Когда я просмотрел этот материал, я пережил и восторг и тревогу. Антропологически искушенные восприятия, излагаемые «Пополь-Вухом», казалось, повторялись в андском материале: дикий лунный век, преданный огню и смененный ведением полномасштабного земледелия, которое, в свою очередь, стало возможным благодаря социальным преобразованиям, включая брак. Хотя я предполагал на основе этого доказательства, что нечто очень похожее на социальную трансформацию, описанную в «Пополь-Вухе», происходило в Андах, я не находил прямых свидетельств в андском мировоззрении вопроса о матрилинейности или ее месте в тот исторический период. Я подозревал, какая кошка должна быть представлена в андской мысли, но не имел никакой возможности доказать это. К важнейшему вопросу андского представления о матрилинейных обычаях «людей-ягуаров» я подошел ни с чем.
VI
Исчерпав знакомый мне материал и будучи снова увлеченным вечным вопросом, я вернулся к массивной работе Тельо по этнографии и археологии Анд, где натолкнулся на следующий пассаж:
«В фольклоре Кольяо [говорящий на аймара бассейн Титикаки] Лари является призраком, чудовищным котом… Лари, или Уари, – это тот же персонаж, который по сей день играет важную роль в богатом фольклоре Анд… Уари является монстром, вызываемым из озера или места поклонения колдуном или знахарем… который представляет себя в образе кошки, из чьих глаз и шкуры высекаются наружу вспышки огня».
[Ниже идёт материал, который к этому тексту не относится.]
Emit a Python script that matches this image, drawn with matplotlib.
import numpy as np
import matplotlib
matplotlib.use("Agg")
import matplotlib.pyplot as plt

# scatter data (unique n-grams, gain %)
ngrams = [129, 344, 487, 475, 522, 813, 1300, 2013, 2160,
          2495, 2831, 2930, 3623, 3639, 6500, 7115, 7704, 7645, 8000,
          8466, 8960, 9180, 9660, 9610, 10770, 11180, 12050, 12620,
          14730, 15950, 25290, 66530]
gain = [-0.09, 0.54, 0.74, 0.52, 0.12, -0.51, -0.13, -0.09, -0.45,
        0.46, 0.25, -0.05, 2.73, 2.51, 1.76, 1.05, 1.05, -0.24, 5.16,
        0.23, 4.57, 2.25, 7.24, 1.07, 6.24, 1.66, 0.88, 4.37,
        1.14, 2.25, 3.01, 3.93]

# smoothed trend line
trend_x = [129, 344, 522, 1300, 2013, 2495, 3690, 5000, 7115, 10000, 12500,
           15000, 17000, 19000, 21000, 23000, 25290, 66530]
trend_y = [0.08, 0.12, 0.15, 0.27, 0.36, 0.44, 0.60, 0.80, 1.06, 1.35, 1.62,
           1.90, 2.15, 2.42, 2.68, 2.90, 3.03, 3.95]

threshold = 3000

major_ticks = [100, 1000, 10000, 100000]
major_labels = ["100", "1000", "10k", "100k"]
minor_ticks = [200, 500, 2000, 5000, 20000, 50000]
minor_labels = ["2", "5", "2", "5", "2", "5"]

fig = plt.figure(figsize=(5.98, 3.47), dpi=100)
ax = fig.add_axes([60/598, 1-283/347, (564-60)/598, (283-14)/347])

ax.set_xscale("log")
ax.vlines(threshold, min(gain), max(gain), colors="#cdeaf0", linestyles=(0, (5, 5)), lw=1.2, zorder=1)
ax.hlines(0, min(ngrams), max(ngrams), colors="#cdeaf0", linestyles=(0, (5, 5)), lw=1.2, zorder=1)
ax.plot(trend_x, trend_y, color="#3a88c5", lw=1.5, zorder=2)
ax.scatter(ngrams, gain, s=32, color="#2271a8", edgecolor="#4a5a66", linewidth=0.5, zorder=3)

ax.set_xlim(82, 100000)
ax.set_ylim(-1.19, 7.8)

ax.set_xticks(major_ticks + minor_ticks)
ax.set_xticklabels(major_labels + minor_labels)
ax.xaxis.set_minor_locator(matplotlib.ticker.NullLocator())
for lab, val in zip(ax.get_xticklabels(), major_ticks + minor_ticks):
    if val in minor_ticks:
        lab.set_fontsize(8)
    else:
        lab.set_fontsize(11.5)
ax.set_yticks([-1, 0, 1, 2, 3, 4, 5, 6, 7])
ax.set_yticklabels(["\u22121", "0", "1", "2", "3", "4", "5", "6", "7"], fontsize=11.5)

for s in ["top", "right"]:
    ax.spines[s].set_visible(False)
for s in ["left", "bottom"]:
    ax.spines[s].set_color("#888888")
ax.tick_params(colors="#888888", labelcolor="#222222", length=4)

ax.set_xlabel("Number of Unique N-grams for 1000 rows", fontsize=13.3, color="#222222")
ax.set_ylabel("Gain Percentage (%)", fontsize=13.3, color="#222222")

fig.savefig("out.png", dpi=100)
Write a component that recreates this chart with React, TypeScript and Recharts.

Я никогда прежде не встречал ни один из этих терминов в отношении кошачьих, хотя был знаком с современным названием кота-града, ккоа,призраком, возникающим из источника, как в описании Тельо и на рисунке Пачакути Ямки. Я никогда не думал об уарикак о чем-то ином, чем об имени собственном, относящемся к государству Уари в центральных Андах, но на всякий случай я посмотрел его. Оказалось, это было слово аймара, означающее «не прирученный».
Тут опять была подсказка, что лунный кот – подобно «дикому» человеку, которого «цивилизовали» жители деревни и который сказал, что его матерью была луна, – принадлежал к дикому культурному горизонту. Однако опять-таки снова, не было явного свидетельства, чтобы связать это понятие «дикости» определенно к учреждению брака.